Two more herdsmen rode out to meet us as we arrived. One was a black youth called Musa, a Meidobi who had been raised by the Kababish. The other was a man bordering on old age, with a lick of grey whisker and a stringy body. He was a freeman of the Bani Jarrar named Mohammid. After we had saluted them, Bakheit gave the order to draw in the flanks of the herd. He took up the familiar guide’s position on the left forward side, while the rest of us trotted around the grazing camels, gradually forcing them into tight formation. Wad at Tafashan was still fresh and moved easily beneath me. I was filled with a new confidence that came from the knowledge that I was no longer an ignorant outsider. The doubt I had felt after my return from El ’Atrun had somehow evaporated, and I began to understand how much I had learned from that ordeal. I knew these men. I understood their customs and their language. I knew how to ride and how to herd camels. It gave me a thrill of pleasure to know that I could perform the simple tasks of the herdsman. At its most basic level, this was what nomadic life was about.

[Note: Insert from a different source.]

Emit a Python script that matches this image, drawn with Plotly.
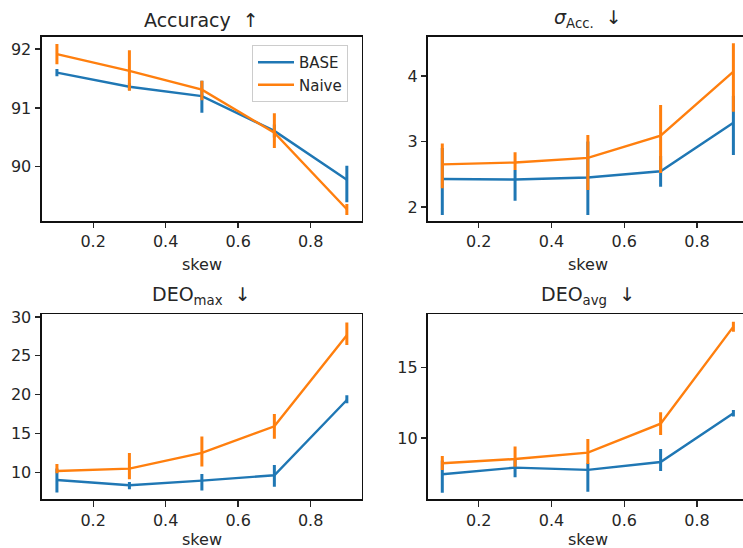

All day, we pushed the camels on through the dead brush towards Umm Sunta. The sunlight played across the rippling backs of the great beasts, which pounded on, brimming with power and oozing vitality. We passed the tents of the nazir’s people, brown and dirty-white along the wadis. There were lumps of humanity around the deep wells, where camels hoisted up the great buckets from far below, the rawhide cables creaking audibly with the strain. Below us, the sand was blemished by the patterns of a million tracks: the thick, elliptical pads of running camels winding through the thorn trees, the scuffled drag marks where an armada of sheep had been brought down to the wells, the neat hoof clips of a donkey, the flowerlike pads of a hunting saluki, the almost invisible filigree patterns of a lizard, the double hop marks of a gerbil. By evening, we had reached the wadi of Umm Sunta, crossed the wall of trees, and couched our camels in the marrow of white sand within. The lowering sun cast gilt fingers across the smooth surface. We set up our camp under a siyaal tree and turned the camels into the wadi to browse for the night.